* BRIEF: Give back exactly the lines that run from the beginning of the entries to the line containing "(522,3) rectangle (1031,384);", both included, and nothing else.
'''
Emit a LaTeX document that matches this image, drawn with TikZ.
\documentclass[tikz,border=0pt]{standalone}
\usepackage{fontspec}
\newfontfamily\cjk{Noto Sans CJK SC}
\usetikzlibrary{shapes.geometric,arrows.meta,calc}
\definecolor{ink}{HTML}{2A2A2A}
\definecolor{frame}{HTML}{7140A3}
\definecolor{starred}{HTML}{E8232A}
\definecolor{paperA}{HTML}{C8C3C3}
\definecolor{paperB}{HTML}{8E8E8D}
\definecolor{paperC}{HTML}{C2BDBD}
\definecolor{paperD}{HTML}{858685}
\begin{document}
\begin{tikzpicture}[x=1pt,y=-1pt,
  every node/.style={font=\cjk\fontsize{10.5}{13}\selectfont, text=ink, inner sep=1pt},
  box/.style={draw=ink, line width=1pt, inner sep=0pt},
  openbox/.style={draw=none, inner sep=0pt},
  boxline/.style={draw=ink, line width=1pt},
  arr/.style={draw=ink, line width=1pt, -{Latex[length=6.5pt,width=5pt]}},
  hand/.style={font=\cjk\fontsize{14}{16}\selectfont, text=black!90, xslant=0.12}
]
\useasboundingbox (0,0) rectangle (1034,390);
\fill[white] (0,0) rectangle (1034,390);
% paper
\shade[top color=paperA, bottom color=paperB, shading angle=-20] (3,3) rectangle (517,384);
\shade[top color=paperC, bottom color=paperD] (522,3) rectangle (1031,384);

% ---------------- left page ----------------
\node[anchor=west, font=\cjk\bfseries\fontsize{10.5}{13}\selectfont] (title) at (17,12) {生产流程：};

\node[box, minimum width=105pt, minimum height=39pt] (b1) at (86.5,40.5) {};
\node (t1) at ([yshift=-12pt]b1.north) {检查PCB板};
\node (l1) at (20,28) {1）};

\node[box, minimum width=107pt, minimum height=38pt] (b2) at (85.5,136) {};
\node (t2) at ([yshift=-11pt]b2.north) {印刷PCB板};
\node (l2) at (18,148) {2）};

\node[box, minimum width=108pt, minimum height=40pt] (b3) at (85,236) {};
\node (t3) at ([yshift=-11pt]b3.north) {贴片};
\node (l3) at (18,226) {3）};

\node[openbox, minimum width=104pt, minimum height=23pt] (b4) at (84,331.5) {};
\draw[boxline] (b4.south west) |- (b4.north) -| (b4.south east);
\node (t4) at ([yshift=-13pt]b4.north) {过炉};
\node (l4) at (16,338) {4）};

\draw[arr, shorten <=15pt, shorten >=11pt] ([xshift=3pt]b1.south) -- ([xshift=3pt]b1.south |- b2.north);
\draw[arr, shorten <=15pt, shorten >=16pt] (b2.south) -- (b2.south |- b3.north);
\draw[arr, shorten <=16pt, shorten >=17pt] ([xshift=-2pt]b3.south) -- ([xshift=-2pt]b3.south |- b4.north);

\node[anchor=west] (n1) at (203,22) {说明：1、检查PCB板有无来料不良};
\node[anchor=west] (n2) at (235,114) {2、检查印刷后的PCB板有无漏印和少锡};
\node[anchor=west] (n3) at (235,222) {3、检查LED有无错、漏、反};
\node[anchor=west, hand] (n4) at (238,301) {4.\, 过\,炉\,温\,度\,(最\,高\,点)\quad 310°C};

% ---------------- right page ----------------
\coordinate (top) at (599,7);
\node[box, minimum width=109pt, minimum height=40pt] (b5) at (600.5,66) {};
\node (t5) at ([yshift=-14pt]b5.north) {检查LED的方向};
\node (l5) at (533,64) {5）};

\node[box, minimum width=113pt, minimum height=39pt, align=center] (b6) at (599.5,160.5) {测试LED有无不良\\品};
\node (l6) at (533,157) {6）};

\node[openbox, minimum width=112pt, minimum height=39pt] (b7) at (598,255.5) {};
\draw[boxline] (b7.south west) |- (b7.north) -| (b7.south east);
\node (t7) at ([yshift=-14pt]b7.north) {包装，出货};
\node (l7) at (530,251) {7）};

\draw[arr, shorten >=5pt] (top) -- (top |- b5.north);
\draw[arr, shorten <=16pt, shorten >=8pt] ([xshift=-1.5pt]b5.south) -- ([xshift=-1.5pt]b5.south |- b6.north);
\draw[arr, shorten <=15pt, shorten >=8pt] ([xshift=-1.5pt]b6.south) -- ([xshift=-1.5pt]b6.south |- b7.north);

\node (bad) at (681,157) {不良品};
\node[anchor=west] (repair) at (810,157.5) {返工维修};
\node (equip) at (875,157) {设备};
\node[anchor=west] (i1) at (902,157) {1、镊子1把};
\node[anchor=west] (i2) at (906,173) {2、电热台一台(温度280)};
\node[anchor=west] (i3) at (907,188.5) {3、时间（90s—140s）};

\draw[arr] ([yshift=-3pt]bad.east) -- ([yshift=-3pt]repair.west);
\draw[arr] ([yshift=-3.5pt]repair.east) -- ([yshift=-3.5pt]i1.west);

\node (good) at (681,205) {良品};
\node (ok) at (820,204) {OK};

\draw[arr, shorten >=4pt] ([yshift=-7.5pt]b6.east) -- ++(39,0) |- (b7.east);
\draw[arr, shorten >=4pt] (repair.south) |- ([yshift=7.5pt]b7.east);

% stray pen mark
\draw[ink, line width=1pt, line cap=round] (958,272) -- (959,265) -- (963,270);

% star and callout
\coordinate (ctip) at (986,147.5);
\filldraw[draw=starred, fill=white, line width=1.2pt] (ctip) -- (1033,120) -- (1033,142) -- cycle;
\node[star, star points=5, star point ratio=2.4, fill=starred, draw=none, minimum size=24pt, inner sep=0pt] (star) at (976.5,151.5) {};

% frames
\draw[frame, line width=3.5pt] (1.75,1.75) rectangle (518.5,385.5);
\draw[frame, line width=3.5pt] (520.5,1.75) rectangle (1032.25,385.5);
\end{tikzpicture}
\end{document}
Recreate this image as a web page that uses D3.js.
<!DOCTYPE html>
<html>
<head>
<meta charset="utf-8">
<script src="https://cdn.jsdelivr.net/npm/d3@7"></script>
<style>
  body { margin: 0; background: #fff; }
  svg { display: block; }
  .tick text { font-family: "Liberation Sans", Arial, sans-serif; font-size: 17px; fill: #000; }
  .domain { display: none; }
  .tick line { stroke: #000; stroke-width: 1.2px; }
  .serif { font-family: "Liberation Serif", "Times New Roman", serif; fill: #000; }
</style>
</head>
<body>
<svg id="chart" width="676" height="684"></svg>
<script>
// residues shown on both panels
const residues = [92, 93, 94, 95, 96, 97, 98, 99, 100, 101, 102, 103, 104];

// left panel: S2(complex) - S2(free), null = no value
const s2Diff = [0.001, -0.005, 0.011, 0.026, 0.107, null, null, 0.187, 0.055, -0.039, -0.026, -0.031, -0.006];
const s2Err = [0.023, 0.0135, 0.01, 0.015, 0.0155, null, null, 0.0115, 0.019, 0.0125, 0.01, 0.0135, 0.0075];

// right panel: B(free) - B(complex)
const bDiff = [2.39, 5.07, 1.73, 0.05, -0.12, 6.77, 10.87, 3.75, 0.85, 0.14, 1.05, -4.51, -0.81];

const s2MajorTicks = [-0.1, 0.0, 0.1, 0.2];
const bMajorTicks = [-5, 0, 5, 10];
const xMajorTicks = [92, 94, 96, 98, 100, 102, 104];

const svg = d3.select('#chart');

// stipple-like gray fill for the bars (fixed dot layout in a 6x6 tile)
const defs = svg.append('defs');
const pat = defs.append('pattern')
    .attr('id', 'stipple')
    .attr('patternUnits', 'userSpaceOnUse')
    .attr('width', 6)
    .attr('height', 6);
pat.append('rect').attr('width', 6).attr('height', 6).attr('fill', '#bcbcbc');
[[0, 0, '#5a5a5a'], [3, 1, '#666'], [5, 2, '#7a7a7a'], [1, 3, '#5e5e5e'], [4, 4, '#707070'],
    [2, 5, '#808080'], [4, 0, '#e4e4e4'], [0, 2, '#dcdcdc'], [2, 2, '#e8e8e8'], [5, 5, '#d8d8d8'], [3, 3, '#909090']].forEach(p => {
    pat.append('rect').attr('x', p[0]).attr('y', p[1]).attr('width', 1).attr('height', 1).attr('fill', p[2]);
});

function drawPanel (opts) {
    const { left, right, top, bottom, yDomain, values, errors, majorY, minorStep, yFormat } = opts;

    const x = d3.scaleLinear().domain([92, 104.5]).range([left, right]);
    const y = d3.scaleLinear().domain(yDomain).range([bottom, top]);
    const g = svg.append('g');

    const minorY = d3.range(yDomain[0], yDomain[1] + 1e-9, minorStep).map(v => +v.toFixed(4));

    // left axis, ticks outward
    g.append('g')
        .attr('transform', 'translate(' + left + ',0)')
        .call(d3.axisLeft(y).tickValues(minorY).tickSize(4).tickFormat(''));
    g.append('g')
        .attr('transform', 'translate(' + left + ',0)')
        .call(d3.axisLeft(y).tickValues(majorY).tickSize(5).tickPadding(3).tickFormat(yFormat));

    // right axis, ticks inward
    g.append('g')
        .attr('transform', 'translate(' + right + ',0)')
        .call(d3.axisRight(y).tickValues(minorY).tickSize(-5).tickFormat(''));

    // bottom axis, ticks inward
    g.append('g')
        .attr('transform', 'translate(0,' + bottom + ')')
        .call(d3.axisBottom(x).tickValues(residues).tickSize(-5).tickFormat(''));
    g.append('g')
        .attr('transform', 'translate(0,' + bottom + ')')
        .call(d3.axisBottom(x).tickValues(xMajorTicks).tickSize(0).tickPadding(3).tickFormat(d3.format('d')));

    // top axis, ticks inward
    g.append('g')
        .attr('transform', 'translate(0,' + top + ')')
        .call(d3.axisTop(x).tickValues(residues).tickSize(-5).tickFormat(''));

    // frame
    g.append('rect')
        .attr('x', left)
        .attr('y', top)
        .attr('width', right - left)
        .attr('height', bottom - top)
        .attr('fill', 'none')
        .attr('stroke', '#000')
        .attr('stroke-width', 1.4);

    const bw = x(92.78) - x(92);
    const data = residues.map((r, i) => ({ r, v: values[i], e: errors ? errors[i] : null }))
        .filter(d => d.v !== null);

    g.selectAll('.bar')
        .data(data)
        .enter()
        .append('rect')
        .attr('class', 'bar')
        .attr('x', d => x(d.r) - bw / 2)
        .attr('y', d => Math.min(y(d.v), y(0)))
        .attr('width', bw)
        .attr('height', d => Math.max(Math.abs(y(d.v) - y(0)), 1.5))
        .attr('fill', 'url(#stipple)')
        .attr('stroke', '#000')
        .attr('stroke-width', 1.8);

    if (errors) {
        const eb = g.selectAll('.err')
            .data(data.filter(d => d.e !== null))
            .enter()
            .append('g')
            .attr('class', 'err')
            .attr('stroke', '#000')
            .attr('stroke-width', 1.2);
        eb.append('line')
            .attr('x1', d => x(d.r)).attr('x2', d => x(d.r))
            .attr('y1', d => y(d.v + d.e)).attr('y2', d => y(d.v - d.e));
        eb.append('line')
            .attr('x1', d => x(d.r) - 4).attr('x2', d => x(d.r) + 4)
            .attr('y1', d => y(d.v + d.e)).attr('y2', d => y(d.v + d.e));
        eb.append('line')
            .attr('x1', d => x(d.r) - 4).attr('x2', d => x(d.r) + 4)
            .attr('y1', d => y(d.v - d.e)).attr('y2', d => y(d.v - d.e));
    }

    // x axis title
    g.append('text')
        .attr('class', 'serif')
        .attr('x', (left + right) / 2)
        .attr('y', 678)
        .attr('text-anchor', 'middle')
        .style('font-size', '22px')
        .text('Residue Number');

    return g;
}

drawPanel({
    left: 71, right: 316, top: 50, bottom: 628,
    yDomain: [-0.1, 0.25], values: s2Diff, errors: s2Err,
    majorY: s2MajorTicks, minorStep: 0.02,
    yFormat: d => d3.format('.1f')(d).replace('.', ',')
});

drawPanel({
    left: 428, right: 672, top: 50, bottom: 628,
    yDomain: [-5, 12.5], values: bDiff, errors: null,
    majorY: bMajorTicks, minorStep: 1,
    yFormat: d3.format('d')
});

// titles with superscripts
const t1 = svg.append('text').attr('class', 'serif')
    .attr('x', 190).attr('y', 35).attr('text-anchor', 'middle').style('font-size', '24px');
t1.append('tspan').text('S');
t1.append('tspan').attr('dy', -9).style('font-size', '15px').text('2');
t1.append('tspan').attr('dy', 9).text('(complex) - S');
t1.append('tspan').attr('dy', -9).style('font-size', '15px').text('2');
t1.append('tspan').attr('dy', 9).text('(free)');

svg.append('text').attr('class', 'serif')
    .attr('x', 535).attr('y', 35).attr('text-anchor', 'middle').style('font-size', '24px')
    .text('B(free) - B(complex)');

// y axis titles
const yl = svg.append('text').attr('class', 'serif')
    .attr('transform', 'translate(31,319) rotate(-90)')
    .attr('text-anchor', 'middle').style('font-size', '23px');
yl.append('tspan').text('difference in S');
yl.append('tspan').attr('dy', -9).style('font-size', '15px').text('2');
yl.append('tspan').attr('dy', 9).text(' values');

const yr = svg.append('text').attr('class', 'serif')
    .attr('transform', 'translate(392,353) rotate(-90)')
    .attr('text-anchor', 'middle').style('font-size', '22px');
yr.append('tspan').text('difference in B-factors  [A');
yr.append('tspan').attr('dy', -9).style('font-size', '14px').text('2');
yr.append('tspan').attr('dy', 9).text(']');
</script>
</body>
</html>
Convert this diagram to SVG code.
'''
* SOLUTION TO THE PROBLEM:
Emit a LaTeX document that matches this image, drawn with TikZ.
\documentclass[tikz,border=0pt]{standalone}
\usepackage{fontspec}
\newfontfamily\cjk{Noto Sans CJK SC}
\usetikzlibrary{shapes.geometric,arrows.meta,calc}
\definecolor{ink}{HTML}{2A2A2A}
\definecolor{frame}{HTML}{7140A3}
\definecolor{starred}{HTML}{E8232A}
\definecolor{paperA}{HTML}{C8C3C3}
\definecolor{paperB}{HTML}{8E8E8D}
\definecolor{paperC}{HTML}{C2BDBD}
\definecolor{paperD}{HTML}{858685}
\begin{document}
\begin{tikzpicture}[x=1pt,y=-1pt,
  every node/.style={font=\cjk\fontsize{10.5}{13}\selectfont, text=ink, inner sep=1pt},
  box/.style={draw=ink, line width=1pt, inner sep=0pt},
  openbox/.style={draw=none, inner sep=0pt},
  boxline/.style={draw=ink, line width=1pt},
  arr/.style={draw=ink, line width=1pt, -{Latex[length=6.5pt,width=5pt]}},
  hand/.style={font=\cjk\fontsize{14}{16}\selectfont, text=black!90, xslant=0.12}
]
\useasboundingbox (0,0) rectangle (1034,390);
\fill[white] (0,0) rectangle (1034,390);
% paper
\shade[top color=paperA, bottom color=paperB, shading angle=-20] (3,3) rectangle (517,384);
\shade[top color=paperC, bottom color=paperD] (522,3) rectangle (1031,384);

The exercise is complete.